Text mining can help, but is rarely enough on its own. Automated scans for “Symbian,” “BlackBerry,” “MIDlet,” “mobile Java,” or “handset applications” will flag a decent subset of studios, but false positives abound. Small-scale validation, by manually reviewing company descriptions or tracing project announcements, improves accuracy. It’s a tedious step, and there’s a temptation to skip it—one that should be resisted if the aim is clarity over volume.
One may also look for evidence of participation in industry events, hackathons, or early developer programs sponsored by handset manufacturers or mobile operators. In 2006, some of these events were still relatively niche, but they often left a public trace—media coverage, event programs, participant lists. Studios with a presence at these gatherings were more likely to be working at the frontier of mobile app development, rather than on legacy telephone-based solutions.

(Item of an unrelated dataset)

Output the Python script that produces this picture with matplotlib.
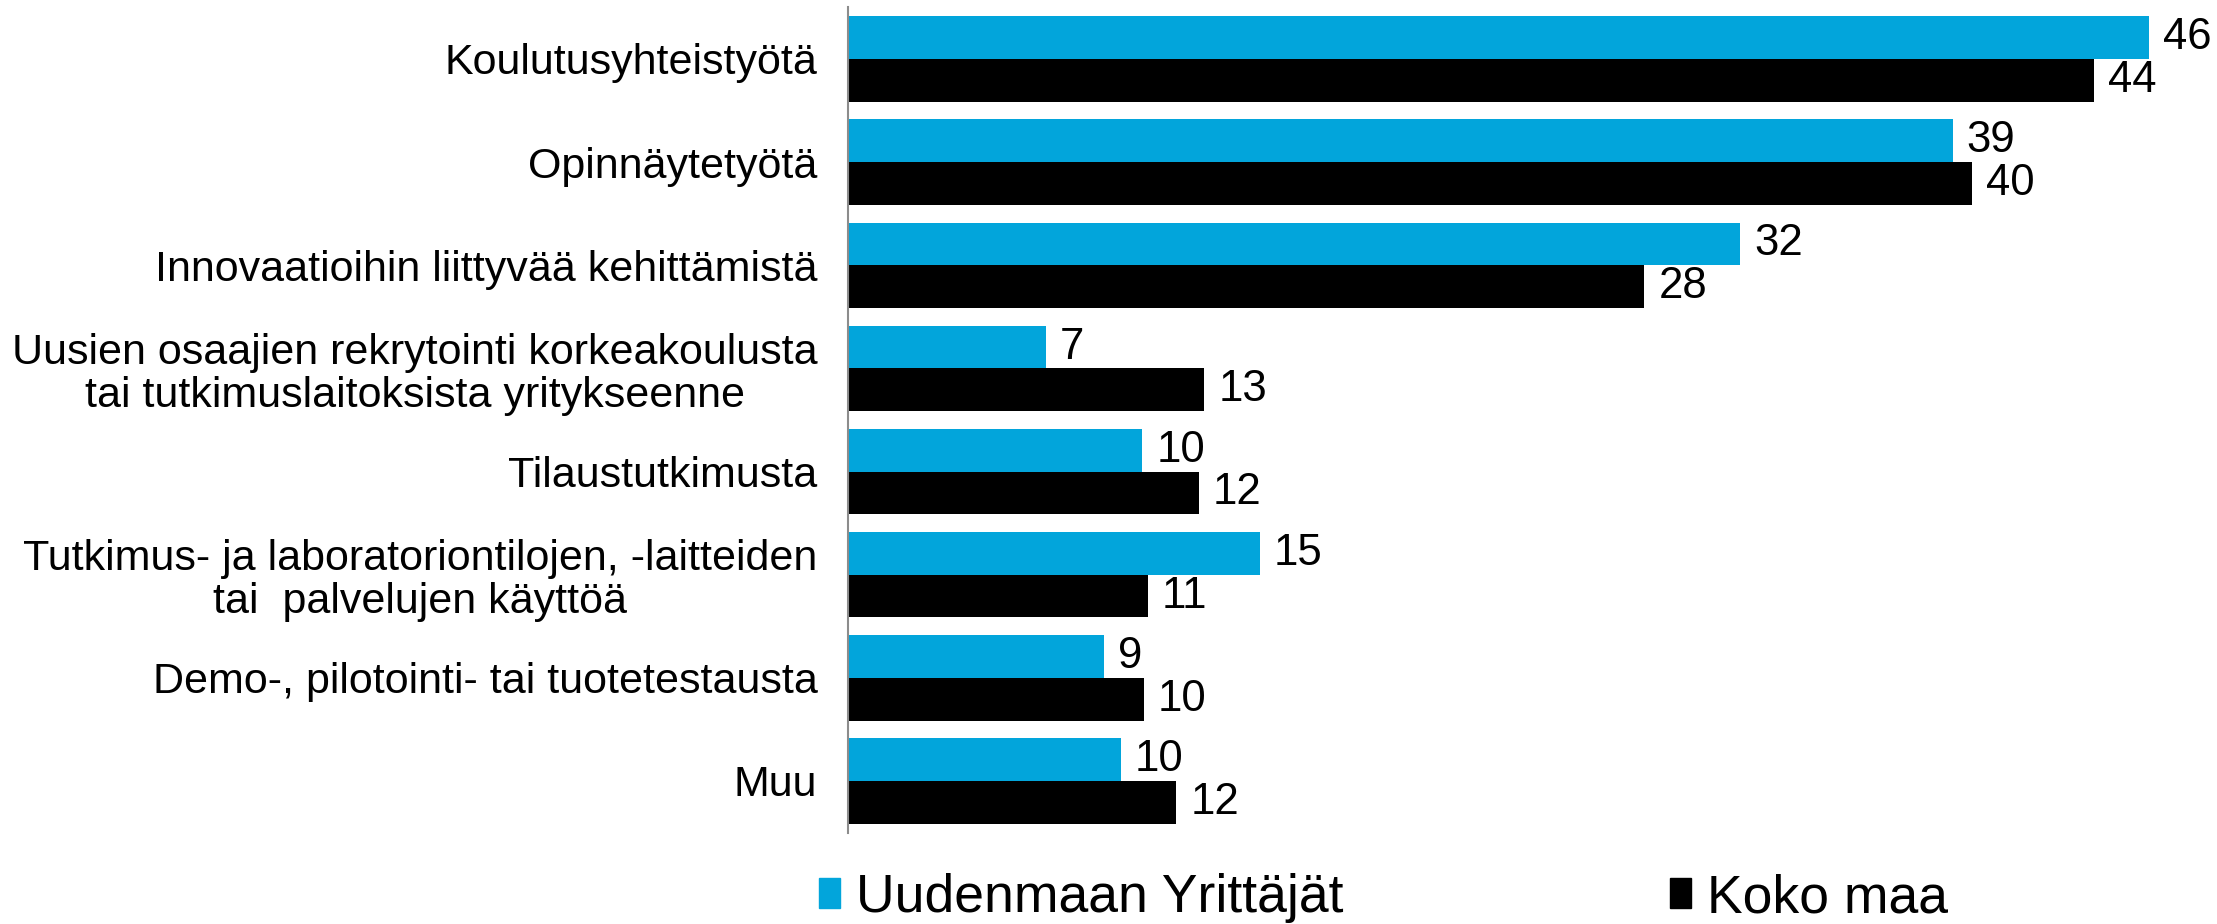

Another potential filter comes from patent filings and technical white papers. Although less common among the smallest studios, a patent for a new mobile interface or a publication describing a device-specific application architecture suggests genuine engagement with app development. Not every such signal will be captured under ISIC 6201, given the patchwork nature of self-reporting and classification, but these records enrich the picture.
The landscape is, in retrospect, more diverse than most official figures would suggest. Some firms pivoted quickly to smartphone development as the market opened up; others faded, their business model tied to a particular carrier or feature phone platform. The methods outlined above produce an estimate—a portrait, really, rather than a census—of the sector at its inflection point. It is a reminder that the boundaries of technology often shift just as they come into focus.
The imperfections in the data are more than a nuisance; they’re a kind of historical record, reflecting the uncertainty and experimentation of the time. Looking back, one finds not only the seeds of today’s app economy, but the ambiguities that made tracking it such a peculiar challenge. Perhaps some ambiguity is inevitable in the process, and perhaps that, too, should be counted among the findings.